Carranza, lui aussi un bourgeois qui sait qu’on ne peut gouverner qu’à force de compromis. n’hésite pas à employer les grands moyens pour pacifier les zones qui lui échappent : incendies, pelotons d’exécution, destruction des outils et du bétail, et même l’aviation qui trouve ici sa première utilisation guerrière. Il pense réduire à néant ses anciens alliés mais sans grands résultats. Zapata reste toujours entouré d’une troupe de fidèles qui tiennent toujours à leur idéal. Ne pouvant arriver à bout de Zapata resté incontrôlable et toujours potentiellement dangereux, Carranza décide finalement de le faire assassiner.

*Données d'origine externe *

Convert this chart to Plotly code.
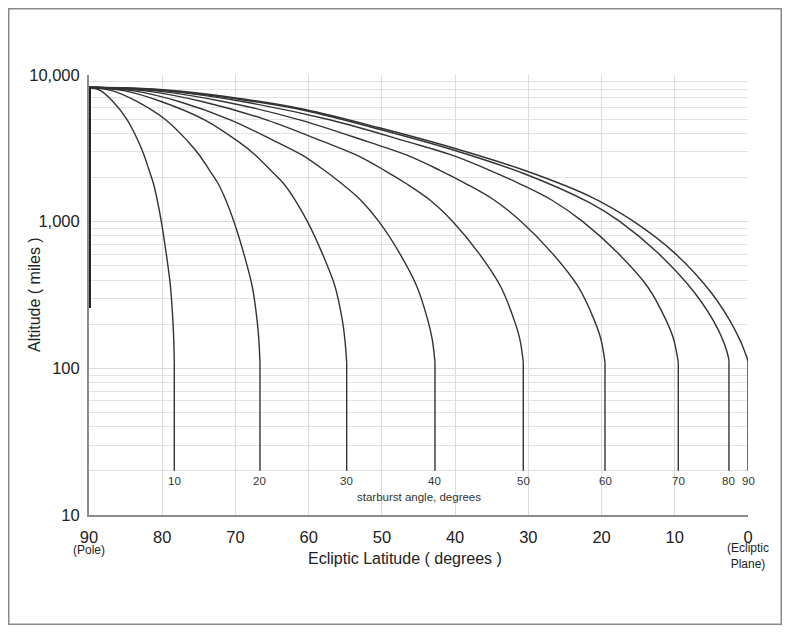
import math
import plotly.graph_objects as go

# ---------------- data ----------------
angles = [10, 20, 30, 40, 50, 60, 70, 80, 90]

# altitude levels (miles) at which the curves 10-70 were read
alt_levels = [8250, 7800, 6600, 4930, 3510, 2850, 2240, 1820, 1405, 1000, 608, 360, 214, 158, 110]

lat_10 = [90, 88.37, 86.74, 84.76, 83.24, 82.49, 81.79, 81.20, 80.68, 80.12, 79.46, 78.87, 78.55, 78.43, 78.35]
lat_20 = [90, 86.73, 83.46, 79.49, 76.46, 74.94, 73.54, 72.37, 71.32, 70.20, 68.87, 67.70, 67.05, 66.81, 66.65]
lat_30 = [90, 85.07, 80.15, 74.16, 69.59, 67.30, 65.19, 63.43, 61.85, 60.16, 58.15, 56.39, 55.41, 55.06, 54.81]
lat_40 = [90, 83.86, 77.72, 70.63, 64.49, 60.94, 57.87, 55.51, 52.91, 50.40, 47.57, 45.21, 43.74, 43.13, 42.75]
lat_50 = [90, 82.29, 74.58, 65.68, 57.97, 53.52, 49.67, 46.70, 43.44, 40.30, 36.74, 33.77, 31.94, 31.16, 30.69]
lat_60 = [90, 80.84, 71.68, 61.11, 51.95, 46.66, 42.08, 38.56, 34.68, 30.95, 26.72, 23.19, 21.01, 20.09, 19.53]
lat_70 = [90, 79.54, 69.08, 57.00, 46.54, 40.51, 35.27, 31.25, 26.82, 22.56, 17.73, 13.71, 11.21, 10.16, 9.52]

lat_80 = [90, 80.3, 68.46, 60.5, 50.49, 40.47, 30.46, 21.58, 17.48, 12.25, 7.24, 4.06, 2.69, 2.6]
alt_80 = [8250, 7901, 6701, 5728, 4284, 3105, 2113, 1341, 1000, 608, 325, 183, 120, 110]

lat_90 = [90, 80.3, 68.46, 60.5, 50.49, 40.47, 30.46, 21.31, 15.57, 9.97, 4.96, 1.78, 0.18, 0]
alt_90 = [8250, 7962, 6808, 5818, 4385, 3205, 2233, 1466, 1000, 608, 325, 183, 120, 110]

curve_lats = [lat_10, lat_20, lat_30, lat_40, lat_50, lat_60, lat_70, lat_80, lat_90]
curve_alts = [alt_levels] * 7 + [alt_80, alt_90]

drop_alt = [110, 20]          # vertical drop below the end of each curve
pole_alt = [8250, 258]        # zero-angle ray along the pole
angle_label_alt = 17
caption_alt = 13.3

x_tick_vals = [90, 80, 70, 60, 50, 40, 30, 20, 10, 0]
x_tick_text = ["90", "80", "70", "60", "50", "40", "30", "20", "10", "0"]
y_tick_vals = [10, 100, 1000, 10000]
y_tick_text = ["10", "100", "1,000", "10,000"]
y_minor_vals = [m * d for d in [10, 100, 1000] for m in range(2, 10)]

FONT = "Arial, 'Liberation Sans', sans-serif"
LINE = "#333333"

# layout geometry (figure pixels); page adds an 8px body margin
W, H = 774, 617
ML, MT, MR, MB = 81, 67, 34, 110
PW, PH = W - ML - MR, H - MT - MB


def px_to_paper_x(px):
    return (px - 8 - ML) / PW


def py_to_paper_y(py):
    return (H - MB - (py - 8)) / PH


fig = go.Figure()

for lats, alts in zip(curve_lats, curve_alts):
    fig.add_trace(go.Scatter(x=lats, y=alts, mode="lines",
                             line=dict(color=LINE, width=1.4, shape="spline", smoothing=1.0),
                             hoverinfo="skip", showlegend=False))
    fig.add_trace(go.Scatter(x=[lats[-1], lats[-1]], y=drop_alt, mode="lines",
                             line=dict(color=LINE, width=1.4),
                             hoverinfo="skip", showlegend=False))

fig.add_trace(go.Scatter(x=[90, 90], y=pole_alt, mode="lines",
                         line=dict(color="#222222", width=4),
                         hoverinfo="skip", showlegend=False))

annotations = []
for a, lats in zip(angles, curve_lats):
    annotations.append(dict(x=lats[-1], y=math.log10(angle_label_alt), xref="x", yref="y",
                            text=str(a), showarrow=False,
                            font=dict(family=FONT, size=11.5, color="#333333"),
                            xanchor="center", yanchor="middle"))

annotations += [
    dict(x=px_to_paper_x(419), y=math.log10(caption_alt), xref="paper", yref="y",
         text="starburst angle, degrees", showarrow=False,
         font=dict(family=FONT, size=11.5, color="#333333"), xanchor="center", yanchor="middle"),
    dict(x=90, y=py_to_paper_y(550), xref="x", yref="paper", text="(Pole)", showarrow=False,
         font=dict(family=FONT, size=12, color="#222222"), xanchor="center", yanchor="middle"),
    dict(x=0, y=py_to_paper_y(556), xref="x", yref="paper", text="(Ecliptic<br>Plane)", showarrow=False,
         font=dict(family=FONT, size=12, color="#222222"), xanchor="center", yanchor="middle"),
    dict(x=px_to_paper_x(405), y=py_to_paper_y(558), xref="paper", yref="paper",
         text="Ecliptic Latitude ( degrees )", showarrow=False,
         font=dict(family=FONT, size=16, color="#222222"), xanchor="center", yanchor="middle"),
    dict(x=px_to_paper_x(34), y=0.5, xref="paper", yref="paper",
         text="Altitude ( miles )", showarrow=False, textangle=-90,
         font=dict(family=FONT, size=16, color="#222222"), xanchor="center", yanchor="middle"),
]

fig.update_layout(
    width=W, height=H, autosize=False,
    margin=dict(l=ML, r=MR, t=MT, b=MB),
    paper_bgcolor="white", plot_bgcolor="white",
    font=dict(family=FONT, size=16, color="#222222"),
    showlegend=False,
    annotations=annotations,
    shapes=[dict(type="rect", xref="paper", yref="paper",
                 x0=(0.75 - ML) / PW, x1=(W - 0.75 - ML) / PW,
                 y0=(H - MB - (H - 0.75)) / PH, y1=(H - MB - 0.75) / PH,
                 line=dict(color="#8a8a8a", width=1.5), fillcolor="rgba(0,0,0,0)")],
)

fig.update_xaxes(range=[90, 0], tickmode="array", tickvals=x_tick_vals, ticktext=x_tick_text,
                 showgrid=True, gridcolor="#dcdcdc", gridwidth=1,
                 showline=True, linecolor="#8c8c8c", linewidth=2, ticks="",
                 zeroline=False, layer="below traces",
                 tickfont=dict(family=FONT, size=16.5, color="#222222"), ticklabelstandoff=6)

fig.update_yaxes(type="log", range=[1, 4], tickmode="array", tickvals=y_tick_vals, ticktext=y_tick_text,
                 showgrid=True, gridcolor="#dcdcdc", gridwidth=1,
                 minor=dict(tickmode="array", tickvals=y_minor_vals, showgrid=True,
                            gridcolor="#e3e3e3", gridwidth=1, ticks=""),
                 showline=True, linecolor="#8c8c8c", linewidth=2, ticks="",
                 zeroline=False, layer="below traces",
                 tickfont=dict(family=FONT, size=16.5, color="#222222"), ticklabelstandoff=4)

fig.write_html("out.html")
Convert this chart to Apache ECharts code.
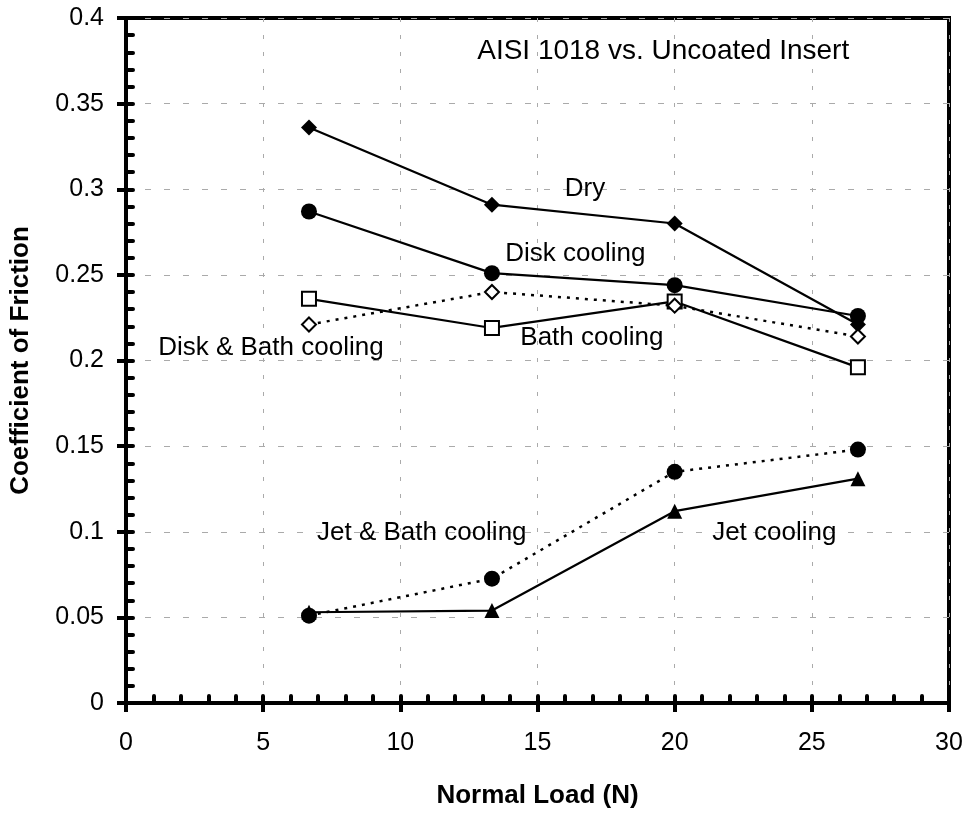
<!DOCTYPE html>
<html>
<head>
<meta charset="utf-8">
<script src="https://cdn.jsdelivr.net/npm/echarts@6/dist/echarts.min.js"></script>
<style>
  html, body { margin: 0; padding: 0; background: #fff; }
  #chart { width: 967px; height: 814px; }
</style>
</head>
<body>
<div id="chart"></div>
<script>
// normal load positions (N)
var loads = [6.67, 13.34, 20.0, 26.68]

// coefficient of friction per cooling method
var dry = [0.336, 0.291, 0.280, 0.221]
var diskCooling = [0.287, 0.251, 0.244, 0.226]
var bathCooling = [0.236, 0.219, 0.2345, 0.196]
var diskBathCooling = [0.221, 0.240, 0.232, 0.214]
var jetBathCooling = [0.051, 0.0726, 0.135, 0.148]
var jetCooling = [0.053, 0.054, 0.112, 0.131]

// text notes placed in data coordinates
var noteText = ['AISI 1018 vs. Uncoated Insert', 'Dry', 'Disk cooling', 'Bath cooling', 'Disk & Bath cooling', 'Jet & Bath cooling', 'Jet cooling']
var noteX = [19.6, 16.75, 16.4, 17.0, 5.3, 10.8, 23.65]
var noteY = [0.380, 0.300, 0.262, 0.213, 0.207, 0.0993, 0.0993]
var noteSize = [28, 26, 26, 26, 26, 26, 26]

var FONT = '"Liberation Sans", Arial, sans-serif'

function pairs(ys) {
  return ys.map(function (y, i) { return [loads[i], y] })
}

function lineSeries(name, ys, symbol, size, filled, dotted) {
  return {
    name: name,
    type: 'line',
    data: pairs(ys),
    symbol: symbol,
    symbolSize: size,
    showSymbol: true,
    lineStyle: { color: '#000', width: dotted ? 2.5 : 2.2, type: dotted ? [3, 6] : 'solid' },
    itemStyle: {
      color: filled ? '#000' : '#fff',
      borderColor: '#000',
      borderWidth: filled ? 0 : 2
    },
    emphasis: { disabled: true },
    z: 3
  }
}

var chart = echarts.init(document.getElementById('chart'))

var option = {
  animation: false,
  backgroundColor: '#fff',
  grid: {
    left: 124, top: 18, right: 18, bottom: 107,
    show: true, borderColor: '#000', borderWidth: 4
  },
  xAxis: [
    {
      type: 'value', min: 0, max: 30, interval: 5,
      name: 'Normal Load (N)', nameLocation: 'middle', nameGap: 80,
      nameTextStyle: { fontFamily: FONT, fontSize: 26, fontWeight: 'bold', color: '#000' },
      axisLine: { lineStyle: { color: '#000', width: 4 } },
      axisTick: { show: true, inside: false, length: 9, lineStyle: { color: '#000', width: 4 } },
      axisLabel: { fontFamily: FONT, fontSize: 25, color: '#000', margin: 28 },
      splitLine: { show: true, lineStyle: { color: '#aaa', width: 1, type: [4, 13] } }
    },
    {
      type: 'value', min: 0, max: 30, interval: 5, position: 'bottom',
      axisLine: { show: false },
      axisTick: { show: true, inside: true, length: 7, lineStyle: { color: '#000', width: 4, cap: 'round' } },
      minorTick: { show: true, splitNumber: 5, length: 7, lineStyle: { color: '#000', width: 4, cap: 'round' } },
      axisLabel: { show: false },
      splitLine: { show: false }
    }
  ],
  yAxis: [
    {
      type: 'value', min: 0, max: 0.4, interval: 0.05,
      name: 'Coefficient of Friction', nameLocation: 'middle', nameGap: 92,
      nameTextStyle: { fontFamily: FONT, fontSize: 26, fontWeight: 'bold', color: '#000' },
      axisLine: { show: true, lineStyle: { color: '#000', width: 4 } },
      axisTick: { show: true, inside: false, length: 9, lineStyle: { color: '#000', width: 4 } },
      axisLabel: { fontFamily: FONT, fontSize: 25, color: '#000', margin: 22 },
      splitLine: { show: true, lineStyle: { color: '#aaa', width: 1, type: [6, 13] } }
    },
    {
      type: 'value', min: 0, max: 0.4, interval: 0.05, position: 'left',
      axisLine: { show: false },
      axisTick: { show: true, inside: true, length: 7, lineStyle: { color: '#000', width: 4, cap: 'round' } },
      minorTick: { show: true, splitNumber: 5, length: 7, lineStyle: { color: '#000', width: 4, cap: 'round' } },
      axisLabel: { show: false },
      splitLine: { show: false }
    }
  ],
  series: [
    lineSeries('Dry', dry, 'diamond', 16, true, false),
    lineSeries('Disk cooling', diskCooling, 'circle', 16, true, false),
    lineSeries('Bath cooling', bathCooling, 'rect', 14, false, false),
    lineSeries('Disk & Bath cooling', diskBathCooling, 'diamond', 14, false, true),
    lineSeries('Jet & Bath cooling', jetBathCooling, 'circle', 16, true, true),
    lineSeries('Jet cooling', jetCooling, 'triangle', 15, true, false),
    {
      name: 'notes',
      type: 'scatter',
      symbolSize: 1,
      itemStyle: { color: 'transparent' },
      data: noteText.map(function (t, i) {
        return { value: [noteX[i], noteY[i]], name: t, label: { fontSize: noteSize[i] } }
      }),
      label: {
        show: true, position: [0, 0], align: 'center', verticalAlign: 'middle',
        formatter: function (p) { return p.name },
        fontFamily: FONT, color: '#000', opacity: 1, textBorderWidth: 0
      },
      emphasis: { disabled: true },
      silent: true,
      z: 5
    }
  ]
}

chart.setOption(option)
</script>
</body>
</html>
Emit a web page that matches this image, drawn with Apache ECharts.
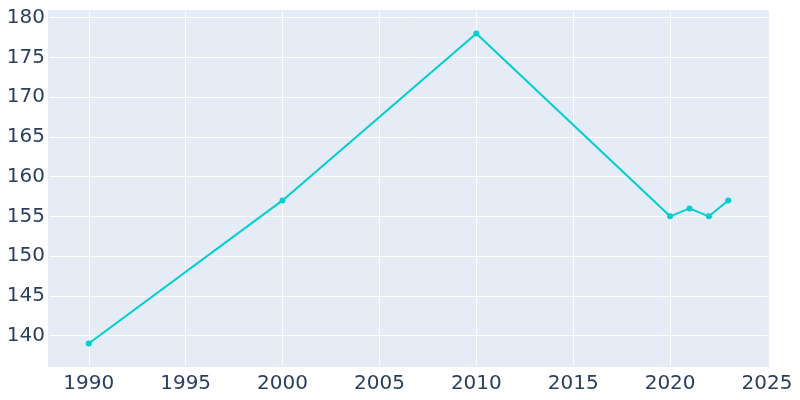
<!DOCTYPE html>
<html><head><meta charset="utf-8">
<script src="https://cdn.jsdelivr.net/npm/echarts@6/dist/echarts.min.js"></script>
<style>html,body{margin:0;padding:0;background:#fff}#c{width:800px;height:400px}</style>
</head><body><div id="c"></div>
<script>
const years = [1990, 2000, 2010, 2020, 2021, 2022, 2023];
const population = [139, 157, 178, 155, 156, 155, 157];

const chart = echarts.init(document.getElementById('c'));
const font = 'DejaVu Sans';
chart.setOption({
  animation: false,
  backgroundColor: '#fff',
  grid: {left: 50, right: 33, top: 12, bottom: 35, show: false},
  graphic: [{type: 'rect', z: -10, shape: {x: 48, y: 10, width: 721, height: 357}, style: {fill: '#E5ECF6'}, silent: true}],
  xAxis: {
    type: 'value', min: 1988, max: 2025, splitNumber: 7,
    axisLine: {show: false}, axisTick: {show: false},
    splitLine: {lineStyle: {color: '#fff', width: 1}, showMinLine: false, showMaxLine: false},
    axisLabel: {color: '#2a3f5f', fontSize: 20, fontFamily: font, margin: 9, showMinLabel: false, showMaxLabel: true,
      formatter: v => (Math.abs(v - Math.round(v)) < 1e-6 && Math.round(v) % 5 === 0) ? String(Math.round(v)) : ''}
  },
  yAxis: {
    type: 'value', min: 136.3, max: 180.7, splitNumber: 9,
    axisLine: {show: false}, axisTick: {show: false},
    splitLine: {lineStyle: {color: '#fff', width: 1}, showMinLine: false, showMaxLine: false},
    axisLabel: {color: '#2a3f5f', fontSize: 20, fontFamily: font, margin: 5, showMinLabel: false, showMaxLabel: false}
  },
  series: [{
    type: 'line', data: years.map((y, i) => [y, population[i]]),
    lineStyle: {color: '#00CED1', width: 2}, itemStyle: {color: '#00CED1'},
    symbol: 'circle', symbolSize: 6, showSymbol: true
  }]
});
</script></body></html>
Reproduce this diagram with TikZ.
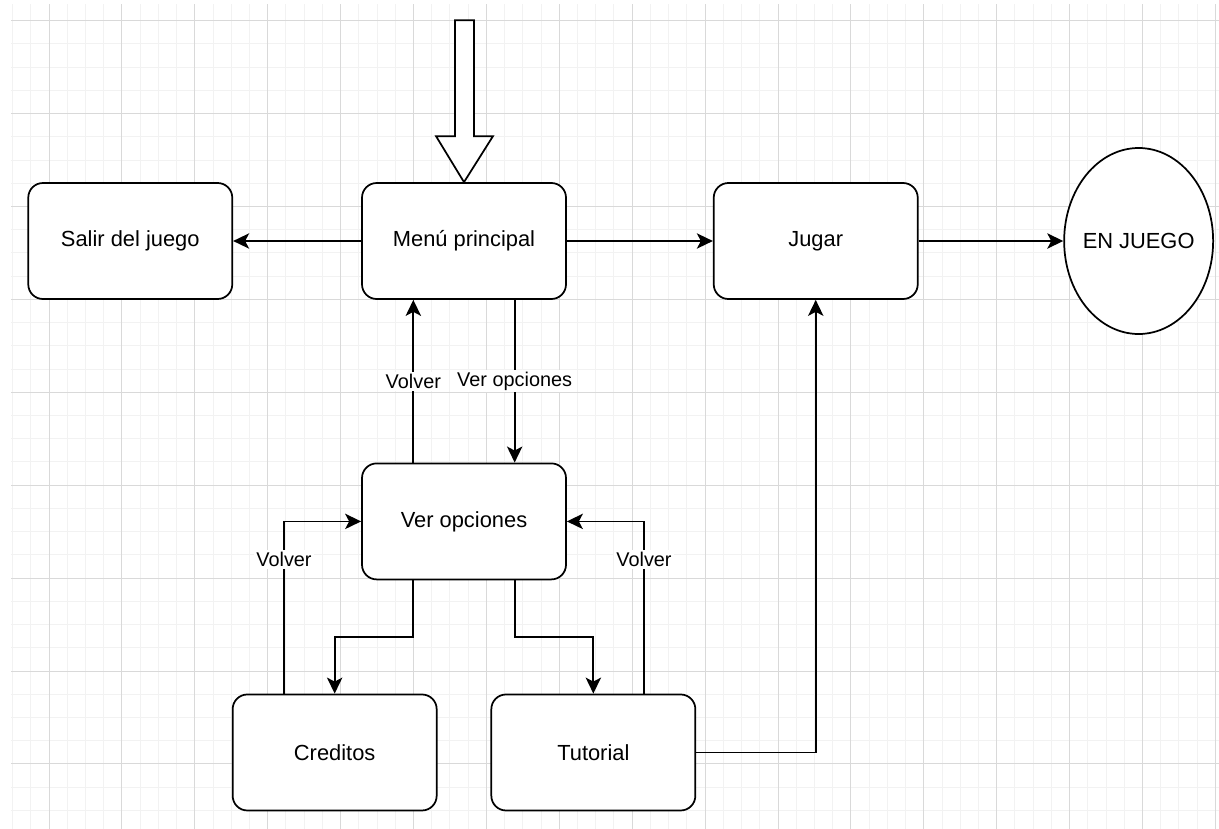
\documentclass[tikz,border=0pt]{standalone}
\usepackage{fontspec}
\setmainfont{Liberation Sans}
\usetikzlibrary{positioning, arrows.meta, shapes.geometric}

\tikzset{
    state/.style={rectangle, rounded corners=11pt, draw, line width=1.3pt, fill=white,
        minimum width=153pt, minimum height=87pt, font=\fontsize{16.4pt}{19pt}\selectfont},
    final/.style={ellipse, draw, line width=1.3pt, fill=white, inner xsep=-6pt, inner ysep=0pt,
        minimum width=111.75pt, minimum height=139.5pt, font=\fontsize{16.4pt}{19pt}\selectfont},
    flow/.style={line width=1.3pt, -{Stealth[length=12pt, width=11.5pt, inset=3pt]}},
    lbl/.style={fill=white, inner sep=1.5pt, font=\fontsize{14.9pt}{17pt}\selectfont},
    gridminor/.style={draw=black!5, line width=0.75pt},
    gridmajor/.style={draw=black!15, line width=0.75pt}
}

\begin{document}
\begin{tikzpicture}[x=0.75pt, y=-0.75pt]
        \useasboundingbox (0,0) rectangle (1219,828);
        % squared paper behind the states
        \begin{scope}[shift={(49,20.7)}]
            \clip (-38,-16.7) rectangle (1170,807.3);
            \draw [gridminor, xstep=13.669pt, ystep=17.419pt] (-60,830) grid (1200,-40);
            \draw [gridmajor, xstep=54.675pt, ystep=69.675pt] (-60,830) grid (1200,-40);
        \end{scope}

        \node [state] (menu) at (464,241) {Menú principal};
        \node [state, left=96pt of menu] (salir) {Salir del juego};
        \node [state, right=109.5pt of menu] (jugar) {Jugar};
        \node [final, right=108.5pt of jugar] (juego) {EN JUEGO};
        \node [state, below=122pt of menu] (ver) {Ver opciones};
        \node [state, below=85pt of ver, xshift=-97pt] (creditos) {Creditos};
        \node [state, below=85pt of ver, xshift=97pt] (tutorial) {Tutorial};

        % entry arrow
        \draw [line width=1.3pt, fill=white] (menu.north) -- ++(-28,-46) -- ++(19,0) -- ++(0,-116)
            -- ++(19,0) -- ++(0,116) -- ++(19,0) -- cycle;

        \draw [flow] (menu) to (salir);
        \draw [flow] (menu) to (jugar);
        \draw [flow] (jugar) to (juego);
        \draw [flow] ([xshift=-38pt]ver.north) to node [lbl] {Volver} ([xshift=-38pt]menu.south);
        \draw [flow] ([xshift=38pt]menu.south) to node [lbl] {Ver opciones} ([xshift=38pt]ver.north);
        \draw [flow] ([xshift=-38pt]ver.south) -- ++(0,57) -| (creditos);
        \draw [flow] ([xshift=38pt]ver.south) -- ++(0,57) -| (tutorial);
        \draw [flow] ([xshift=-38pt]creditos.north) |- node [lbl, pos=0.39] {Volver} (ver);
        \draw [flow] ([xshift=38pt]tutorial.north) |- node [lbl, pos=0.39] {Volver} (ver);
        \draw [flow] (tutorial) -| (jugar);
    \end{tikzpicture}
\end{document}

En avril 1919, le colonel Jesús Guajardo de mèche avec son supérieur le général Pablo González Garza prépare une embuscade dans laquelle il attire Zapata après lui avoir “prouvé” qu’il était contre Carranza en attaquant ses propres hommes de l’armée fédérale et en en tuant 57. A Zapata, il promet des hommes et de l’armement. Ils prennent rendez-vous à l’hacienda de San Juan Chinameca. Zapata tombe dans le piège : des hommes armés l’y attendaient. Il fut abattu à bout portant, le 10 avril 1919. Le traître Guajardo reçut une récompense de 50 000 pesos en monnaies d’or et fut nommé général sur ordre personnel de Venustiano Carranza.
Gloire et honneur à Emiliano Zapata, digne fils de la révolution mexicaine, héros de la résistance aux grands propriétaires terriens dans toute l’Amérique latine. Il repose désormais en paix à l’ombre des peuples en lutte qui lui vouent une éternelle reconnaissance.